I need to cook two things at the same time and they require different temperatures according to the instructions. They are both egg casseroles. One needs to cook at 325°F for 60 minutes and one needs to cook at 375°F for 45 minutes. How can I cook them both at the same time?
We are just going to go out on a crazy-wacky limb and suggest you cook them both at 350°F for 52.5 minutes. And not a second longer.
As much as recipe writers try to scare you, or try to convince you that following their instructions to the letter is essential to a happy and successful life, cooking is seldom rocket science. If you paid serious attention the recipes you read, you would notice that the majority of them specify an oven temperature of 350°F (175°C) or a moderate oven. Happily, even though your casseroles fall on either side of this benchmark, they both are to be cooked in a moderate oven. It probably wouldn't matter much if you cooked them both at 325°F or both at 375°F.
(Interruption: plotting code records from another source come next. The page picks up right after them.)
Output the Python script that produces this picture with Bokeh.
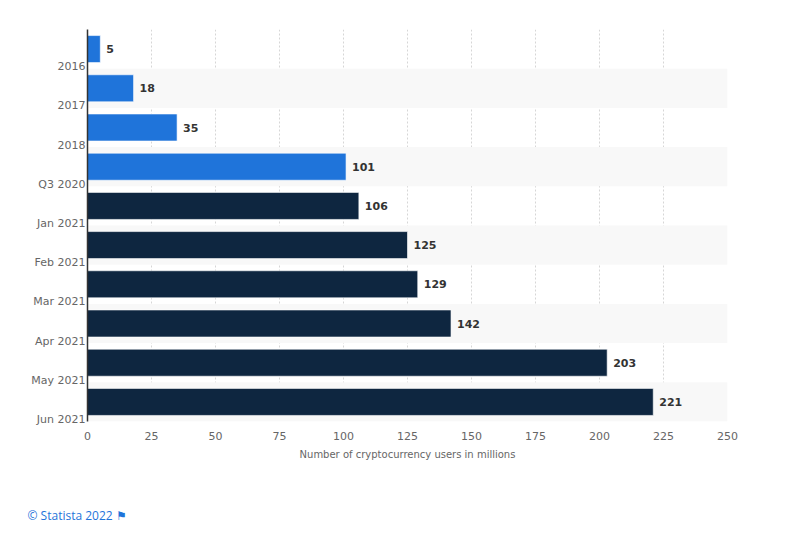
from bokeh.plotting import figure
from bokeh.models import (ColumnDataSource, Range1d, FixedTicker, BoxAnnotation, LabelSet, Title)
from bokeh.core.properties import value
from bokeh.embed import file_html
from bokeh.resources import INLINE

categories = ["2016", "2017", "2018", "Q3 2020", "Jan 2021", "Feb 2021",
              "Mar 2021", "Apr 2021", "May 2021", "Jun 2021"]
values = [5, 18, 35, 101, 106, 125, 129, 142, 203, 221]
bar_colors = ["#1f74da"] * 4 + ["#0e2640"] * 6
x_ticks = [0, 25, 50, 75, 100, 125, 150, 175, 200, 225, 250]

idx = list(range(len(categories)))
src = ColumnDataSource(dict(y=idx, v=values, c=bar_colors,
                            t=[str(v) for v in values]))

p = figure(width=784, height=525, output_backend="svg", toolbar_location=None,
           x_range=Range1d(0, 250), y_range=Range1d(len(categories) - 0.5, -0.5),
           frame_width=640, frame_height=392,
           min_border_left=87, min_border_top=29, min_border_right=57, min_border_bottom=104)
p.outline_line_color = None
p.background_fill_color = "white"
p.border_fill_color = "white"

# alternating band shading
for i in idx:
    if i % 2 == 1:
        p.add_layout(BoxAnnotation(top=i - 0.5, bottom=i + 0.5, fill_color="#f8f8f8",
                                   fill_alpha=1, line_color=None, level="underlay"))

p.hbar(y="y", right="v", left=0, height=0.69, color="c", line_color="white",
       line_width=0.6, source=src)

p.add_layout(LabelSet(x="v", y="y", text="t", source=src, x_offset=6,
                      text_baseline="middle", text_font=value("DejaVu Sans"),
                      text_font_size="11px", text_font_style="bold",
                      text_color="#333333"))

# axes
p.xaxis.ticker = FixedTicker(ticks=x_ticks)
p.xaxis.axis_line_color = None
p.xaxis.major_tick_line_color = None
p.xaxis.minor_tick_line_color = None
p.xaxis.major_tick_out = 0
p.xaxis.major_label_text_font = "DejaVu Sans"
p.xaxis.major_label_text_font_size = "11px"
p.xaxis.major_label_text_color = "#666666"
p.xaxis.major_label_standoff = 10
p.xaxis.axis_label = "Number of cryptocurrency users in millions"
p.xaxis.axis_label_text_font = "DejaVu Sans"
p.xaxis.axis_label_text_font_size = "10px"
p.xaxis.axis_label_text_font_style = "normal"
p.xaxis.axis_label_text_color = "#666666"
p.xaxis.axis_label_standoff = 6

p.yaxis.ticker = FixedTicker(ticks=[i + 0.45 for i in idx])
p.yaxis.major_label_overrides = {i + 0.45: c for i, c in zip(idx, categories)}
p.yaxis.axis_line_color = "#333333"
p.yaxis.axis_line_width = 1.5
p.yaxis.major_tick_line_color = None
p.yaxis.minor_tick_line_color = None
p.yaxis.major_tick_out = 0
p.yaxis.major_label_text_font = "DejaVu Sans"
p.yaxis.major_label_text_font_size = "11px"
p.yaxis.major_label_text_color = "#666666"
p.yaxis.major_label_standoff = 2

p.xgrid.grid_line_color = "#d6d6d6"
p.xgrid.grid_line_dash = "2 2"
p.xgrid.ticker = FixedTicker(ticks=x_ticks)
p.ygrid.grid_line_color = None

p.add_layout(Title(text="© Statista 2022  ⚑", align="left", offset=-60, standoff=84,
                   text_font="Open Sans", text_font_size="12px",
                   text_font_style="normal", text_color="#1f74da"), "below")

open("out.html", "w").write(file_html(p, INLINE))
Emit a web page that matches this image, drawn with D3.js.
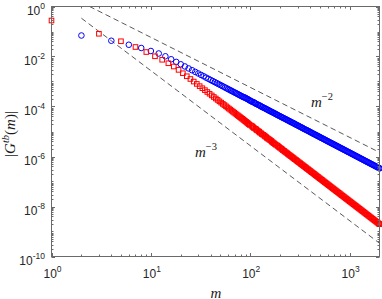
<!DOCTYPE html>
<html><head><meta charset="utf-8">
<script src="https://cdn.jsdelivr.net/npm/d3@7"></script>
<style>body{margin:0;background:#fff}svg{display:block}</style>
</head><body>
<svg id="chart" width="382" height="299"></svg>
<script>
// ---- data ----
const mEven = [2,4,6,8,10,12,14,16,18,20,22,24,26,28,30,32,34,36,38,40,42,44,46,48,50,52,54,56,58,60,62,64,66,68,70,72,74,76,78,80,82,84,86,
88,90,92,94,96,98,100,102,104,108,110,112,114,118,120,124,126,128,132,134,138,142,144,148,152,154,158,162,166,170,174,178,182,186,190,194,200,204,208,214,218,224,230,234,240,246,252,256,264,270,276,282,288,296,302,310,316,324,332,338,346,354,364,372,380,390,398,408,416,426,436,446,458,468,478,490,502,512,524,538,550,562,576,588,602,616,630,646,660,676,692,708,724,742,758,776,794,812,832,852,870,892,912,934,954,978,1000,1024,1048,1072,1096,1122,1148,1176,1202,1230,1258,1288,1318,1348,1380,1412,1446,1478,1514,1548,1584,1622,1660,1698,1738,1778,1820,1862,1906,1950,1996,2000];
const blueVals = [6.92e-2,4.27e-2,2.95e-2,2.19e-2,1.66e-2,1.32e-2,1.02e-2,7.76e-3,6.07e-3,4.88e-3,4.00e-3,3.33e-3,2.82e-3,2.42e-3,2.10e-3,1.83e-3,1.62e-3,1.43e-3,1.28e-3,1.15e-3,1.04e-3,9.46e-4,8.61e-4,7.89e-4,7.24e-4,6.68e-4,6.18e-4,5.73e-4,5.32e-4,4.95e-4,4.63e-4,4.34e-4,4.06e-4,3.82e-4,3.60e-4,3.40e-4,3.21e-4,3.03e-4,2.87e-4,2.72e-4,2.59e-4,2.46e-4,2.34e-4,
2.29e-4,2.18e-4,2.07e-4,1.98e-4,1.89e-4,1.80e-4,1.71e-4,1.63e-4,1.56e-4,1.49e-4,1.42e-4,1.35e-4,1.29e-4,1.22e-4,1.17e-4,1.11e-4,1.06e-4,1.01e-4,9.64e-5,9.20e-5,8.77e-5,8.36e-5,7.96e-5,7.59e-5,7.24e-5,6.90e-5,6.58e-5,6.27e-5,5.97e-5,5.70e-5,5.43e-5,5.18e-5,4.93e-5,4.70e-5,4.49e-5,4.28e-5,4.07e-5,3.88e-5,3.70e-5,3.53e-5,3.37e-5,3.21e-5,3.05e-5,2.91e-5,2.78e-5,2.65e-5,2.52e-5,2.40e-5,2.29e-5,2.19e-5,2.08e-5,1.99e-5,1.89e-5,1.80e-5,1.72e-5,1.64e-5,1.56e-5,1.49e-5,1.42e-5,1.36e-5,1.29e-5,1.23e-5,1.17e-5,1.12e-5,1.07e-5,1.02e-5,9.68e-6,9.23e-6,8.80e-6,8.39e-6,8.00e-6,7.62e-6,7.26e-6,6.92e-6,6.60e-6,6.29e-6,6.00e-6,5.71e-6,5.45e-6,5.20e-6,4.95e-6,4.72e-6,4.50e-6,4.29e-6,4.09e-6,3.90e-6,3.72e-6,3.54e-6,3.37e-6,3.22e-6,3.07e-6,2.92e-6,2.79e-6,2.65e-6,2.53e-6,2.42e-6,2.30e-6,2.19e-6,2.09e-6,2.00e-6,1.90e-6,1.81e-6,1.73e-6,1.64e-6,1.57e-6,1.50e-6,1.43e-6,1.36e-6,1.29e-6,1.24e-6,1.18e-6,1.12e-6,1.07e-6,1.02e-6,9.72e-7,9.27e-7,8.83e-7,8.41e-7,8.02e-7,7.65e-7,7.29e-7,6.95e-7,6.62e-7,6.31e-7,6.02e-7,5.74e-7,5.47e-7,5.21e-7,4.97e-7,4.74e-7,4.52e-7,4.31e-7,4.10e-7,3.91e-7,3.73e-7,3.56e-7,3.39e-7,3.37e-7];

const mOdd = [1,3,5,7,9,11,13,15,17,19,21,23,25,27,29,31,33,35,37,39,41,43,45,47,49,51,53,55,57,59,61,63,65,67,69,71,73,75,77,79,81,83,85,
87,89,91,93,95,97,99,103,105,107,109,113,115,117,121,123,125,129,131,135,139,141,145,147,151,155,159,163,165,169,173,177,181,187,191,195,199,205,209,213,219,223,229,235,239,245,251,257,263,269,275,281,289,295,301,309,317,323,331,339,347,355,363,371,381,389,399,407,417,427,437,447,457,467,479,489,501,513,525,537,549,563,575,589,603,617,631,645,661,677,691,707,725,741,759,777,795,813,831,851,871,891,913,933,955,977,1001,1023,1047,1071,1097,1123,1149,1175,1203,1231,1259,1289,1319,1349,1381,1413,1445,1479,1513,1549,1585,1623,1659,1699,1737,1779,1819,1863,1905,1949,1995,1999];
const redVals = [2.75e-1,8.13e-2,4.07e-2,2.40e-2,1.51e-2,1.02e-2,7.41e-3,5.37e-3,3.98e-3,2.92e-3,2.14e-3,1.62e-3,1.26e-3,9.94e-4,8.00e-4,6.52e-4,5.38e-4,4.51e-4,3.80e-4,3.24e-4,2.78e-4,2.40e-4,2.09e-4,1.83e-4,1.61e-4,1.43e-4,1.27e-4,1.14e-4,1.02e-4,9.16e-5,8.28e-5,7.50e-5,6.82e-5,6.21e-5,5.69e-5,5.21e-5,4.79e-5,4.41e-5,4.06e-5,3.76e-5,3.48e-5,3.24e-5,3.01e-5,
2.79e-5,2.60e-5,2.43e-5,2.26e-5,2.11e-5,1.96e-5,1.83e-5,1.71e-5,1.59e-5,1.48e-5,1.38e-5,1.29e-5,1.20e-5,1.12e-5,1.04e-5,9.73e-6,9.08e-6,8.46e-6,7.89e-6,7.35e-6,6.85e-6,6.38e-6,5.96e-6,5.55e-6,5.18e-6,4.82e-6,4.50e-6,4.19e-6,3.91e-6,3.64e-6,3.40e-6,3.16e-6,2.95e-6,2.75e-6,2.56e-6,2.39e-6,2.23e-6,2.07e-6,1.94e-6,1.80e-6,1.68e-6,1.57e-6,1.46e-6,1.36e-6,1.27e-6,1.18e-6,1.10e-6,1.03e-6,9.59e-7,8.94e-7,8.34e-7,7.77e-7,7.24e-7,6.75e-7,6.29e-7,5.86e-7,5.47e-7,5.09e-7,4.75e-7,4.43e-7,4.13e-7,3.85e-7,3.59e-7,3.34e-7,3.12e-7,2.90e-7,2.71e-7,2.52e-7,2.35e-7,2.19e-7,2.05e-7,1.91e-7,1.78e-7,1.66e-7,1.55e-7,1.44e-7,1.34e-7,1.25e-7,1.17e-7,1.09e-7,1.01e-7,9.44e-8,8.81e-8,8.20e-8,7.65e-8,7.13e-8,6.65e-8,6.19e-8,5.78e-8,5.38e-8,5.02e-8,4.68e-8,4.36e-8,4.06e-8,3.79e-8,3.53e-8,3.30e-8,3.07e-8,2.86e-8,2.67e-8,2.49e-8,2.32e-8,2.16e-8,2.01e-8,1.88e-8,1.75e-8,1.63e-8,1.52e-8,1.42e-8,1.32e-8,1.23e-8,1.15e-8,1.07e-8,9.98e-9,9.31e-9,8.67e-9,8.09e-9,7.54e-9,7.03e-9,6.55e-9,6.11e-9,5.69e-9,5.31e-9,4.94e-9,4.61e-9,4.30e-9,4.01e-9,3.73e-9,3.48e-9,3.24e-9,3.03e-9,2.82e-9,2.63e-9,2.45e-9,2.29e-9,2.13e-9,1.99e-9,1.97e-9];

// reference power-law guide lines (endpoints)
const guideM = [2, 2000];
const guideSlope2 = [1.46, 1.46e-6];   // ~ m^-2
const guideSlope3 = [0.34, 3.4e-10];   // ~ m^-3

const xTickExps = [0, 1, 2, 3];
const yTickExps = [0, -2, -4, -6, -8, -10];

// ---- layout ----
const L = 51.5, R = 379.5, T = 6.5, B = 256.5;
const svg = d3.select('#chart');
const x = d3.scaleLog().domain([1, 2000]).range([L, R]);
const y = d3.scaleLog().domain([1e-10, 1]).range([B, T]);

svg.append('rect').attr('width', 382).attr('height', 299).attr('fill', '#fff');

svg.append('defs').append('clipPath').attr('id', 'clip')
  .append('rect').attr('x', L).attr('y', T).attr('width', R - L).attr('height', B - T);

// guide lines
const line = d3.line().x(d => x(d[0])).y(d => y(d[1]));
[guideSlope2, guideSlope3].forEach(vals => {
  svg.append('path')
    .attr('clip-path', 'url(#clip)')
    .attr('d', line(guideM.map((m, i) => [m, vals[i]])))
    .attr('fill', 'none').attr('stroke', '#222').attr('stroke-width', 0.75)
    .attr('stroke-dasharray', '5.5,3.5');
});

// data markers
const blue = mEven.map((m, i) => [m, blueVals[i]]).filter(d => d[1] !== undefined);
const red = mOdd.map((m, i) => [m, redVals[i]]).filter(d => d[1] !== undefined);

svg.append('g').selectAll('circle').data(blue).join('circle')
  .attr('cx', d => x(d[0])).attr('cy', d => y(d[1])).attr('r', 2.8)
  .attr('fill', 'none').attr('stroke', '#0000ff').attr('stroke-width', 1);

const sq = 4.6;
svg.append('g').selectAll('rect').data(red).join('rect')
  .attr('x', d => x(d[0]) - sq / 2).attr('y', d => y(d[1]) - sq / 2)
  .attr('width', sq).attr('height', sq)
  .attr('fill', 'none').attr('stroke', '#ff0000').attr('stroke-width', 1);

// axes box
const axisColor = '#6a6a6a';
svg.append('rect').attr('x', L).attr('y', T).attr('width', R - L).attr('height', B - T)
  .attr('fill', 'none').attr('stroke', axisColor).attr('stroke-width', 1);

// ticks
const xMinor = [];
xTickExps.forEach(e => { for (let j = 2; j < 10; j++) { const v = j * Math.pow(10, e); if (v < 2000) xMinor.push(v); } });
const yMinor = [];
for (let e = -10; e < 0; e++) {
  for (let j = 1; j < 10; j++) {
    if (j === 1 && yTickExps.includes(e)) continue;
    yMinor.push(j * Math.pow(10, e));
  }
}
const tg = svg.append('g').attr('stroke', axisColor).attr('stroke-width', 1);
function xt(v, len) {
  const px = Math.round(x(v)) + 0.5;
  tg.append('line').attr('x1', px).attr('x2', px).attr('y1', B).attr('y2', B - len);
  tg.append('line').attr('x1', px).attr('x2', px).attr('y1', T).attr('y2', T + len);
}
function yt(v, len) {
  const py = Math.round(y(v)) + 0.5;
  tg.append('line').attr('y1', py).attr('y2', py).attr('x1', L).attr('x2', L + len);
  tg.append('line').attr('y1', py).attr('y2', py).attr('x1', R).attr('x2', R - len);
}
xTickExps.forEach(e => xt(Math.pow(10, e), 3.5));
xMinor.forEach(v => xt(v, 2));
yTickExps.forEach(e => yt(Math.pow(10, e), 3.5));
yMinor.forEach(v => yt(v, 2));

// tick labels
const tickFont = '"Liberation Sans", Arial, Helvetica, sans-serif';
xTickExps.forEach(e => {
  const t = svg.append('text').attr('x', x(Math.pow(10, e)) + 1).attr('y', 277.5)
    .attr('text-anchor', 'middle').attr('font-family', tickFont).attr('font-size', 12).attr('fill', '#262626');
  t.append('tspan').text('10');
  t.append('tspan').attr('dy', -6).attr('font-size', 8.5).text(String(e));
});
yTickExps.forEach(e => {
  const t = svg.append('text').attr('x', 45).attr('y', y(Math.pow(10, e)) + 8.5)
    .attr('text-anchor', 'end').attr('font-family', tickFont).attr('font-size', 12).attr('fill', '#262626');
  t.append('tspan').text('10');
  t.append('tspan').attr('dy', -6).attr('font-size', 8.5).text(String(e));
});

// math labels
const mathFont = '"Liberation Serif", "Times New Roman", Times, serif';
function mathText(xp, yp, parts, opts = {}) {
  const t = svg.append('text').attr('x', xp).attr('y', yp)
    .attr('font-family', mathFont).attr('font-size', 15).attr('fill', '#1a1a1a')
    .attr('text-anchor', opts.anchor || 'start');
  if (opts.rotate) t.attr('transform', `rotate(${opts.rotate},${xp},${yp})`);
  parts.forEach(p => {
    const s = t.append('tspan').text(p.t);
    if (p.i) s.attr('font-style', 'italic');
    if (p.fs) s.attr('font-size', p.fs);
    if (p.dy) s.attr('dy', p.dy);
  });
  return t;
}
mathText(216, 297.5, [{t: 'm', i: 1}], {anchor: 'middle'});
mathText(311, 107, [{t: 'm', i: 1}, {t: '\u22122', fs: 10.5, dy: -7}]);
mathText(195, 157, [{t: 'm', i: 1}, {t: '\u22123', fs: 10.5, dy: -7}]);
mathText(14.5, 134, [
  {t: '|'}, {t: 'G', i: 1}, {t: 'tb', i: 1, fs: 10.5, dy: -6},
  {t: '(', dy: 6}, {t: 'm', i: 1}, {t: ')|'}
], {anchor: 'middle', rotate: -90});
</script>
</body></html>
The only real issue with egg-based casseroles, though, is that you don't want them to get tough, which will happen with overcooking. You'll have to use your judgment as a cook to know when they are done. Cooking two casseroles at the same time consumes only slightly more heat than if you were cooking one casserole as long as they are roughly the same size. If you cook them at 350°F, you should probably check them first after 50 minutes, and assume they should be thoroughly cooked within 60 or 65 minutes.